L’università di Sassari si occupa degli stambecchi.
Il riscaldamento globale mette a serio rischio gli stambecchi. Lo ha evidenziato una ricerca dell’Università degli Studi di Sassari che ha dimostrato che questo animale alpino diventa più notturno in risposta al caldo sia nelle aree dove è presente il lupo (nel Parco Nazionale del Gran Paradiso) sia in zone dove il predatore non c’è ancora (Parco Nazionale Svizzero).

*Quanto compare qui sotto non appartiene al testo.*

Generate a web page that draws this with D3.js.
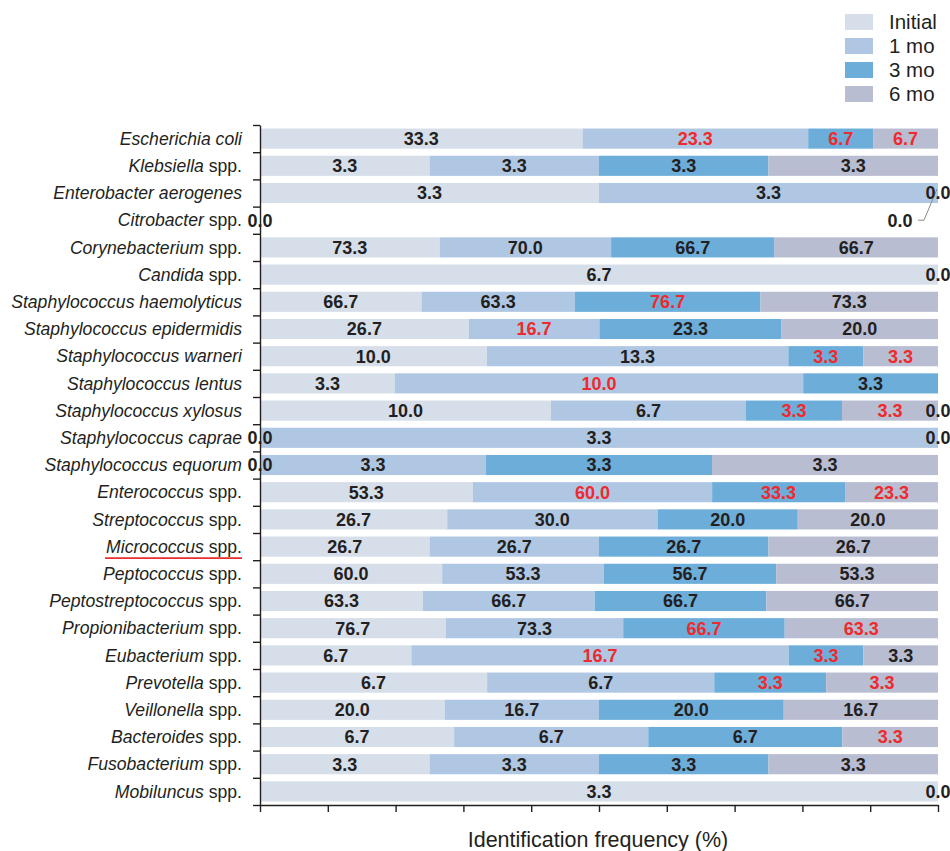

Il bisogno di vivere in condizioni ideali da un punto di vista termico è più importante del rischio di essere predati. Questo potrebbe anche significare che il cambiamento climatico – a lungo andare- potrebbe essere davvero pericoloso non solo per gli stambecchi ma anche per altre specie poco adatte alle temperature più elevate.
La risposta di questo ungulato, che con il maggior caldo si sposta in aree meno idonee, aumentando l’attività notturna e accettando un rischio di predazione maggiore, potrebbe essere messa in atto anche da altre specie tipicamente diurne. Tali cambiamenti implicherebbero un peggioramento delle condizioni di vita e un aumento del rischio di predazione, poiché queste specie si sono evolutie per essere attive di giorno.
Lo studio – condotto da Dr.ssa Francesca Brivio e Prof. Marco Apollonio del Dipartimento di Medicina Veterinaria con il contributo dell’Università di Ferrara e delle due aree protette – ha dimostrato che l’aumento di attività notturna in relazione alla temperatura è simile sia nei maschi sia nelle femmine, anche se queste ultime pesano circa la metà dei maschi e hanno corna decisamente più piccole, andando quindi incontro a un rischio di predazione più elevato.
Le dirette conseguenze della ricerca per ora sono essenzialmente due. In primis, se gli animali cambiano i momenti del giorno in cui sono attivi, sarà necessario rivedere le nostre attività di gestione della fauna, ad esempio i censimenti, perché durante le ore di luce si farà più fatica a trovare e contare gli animali. Inoltre, sarà fondamentale ridurre le altre sorgenti di stress che potrebbero forzare ulteriormente gli animali ad essere meno attivi di giorno. Ad esempio, riducendo la presenza di turisti nelle aree più utilizzate dagli stambecchi o evitando il sorvolo di elicotteri.
“La ricerca mette in luce un’ulteriore conseguenza del riscaldamento globale che forzerà alcune specie diurne a essere attive di notte, accettando un incremento nel rischio di predazione. Le conseguenze ultime di questi cambi nel comportamento delle specie diurne non sono ancora evidenti e bisognerà capire se potranno mettere a rischio la conservazione di queste specie”, concludono i ricercatori.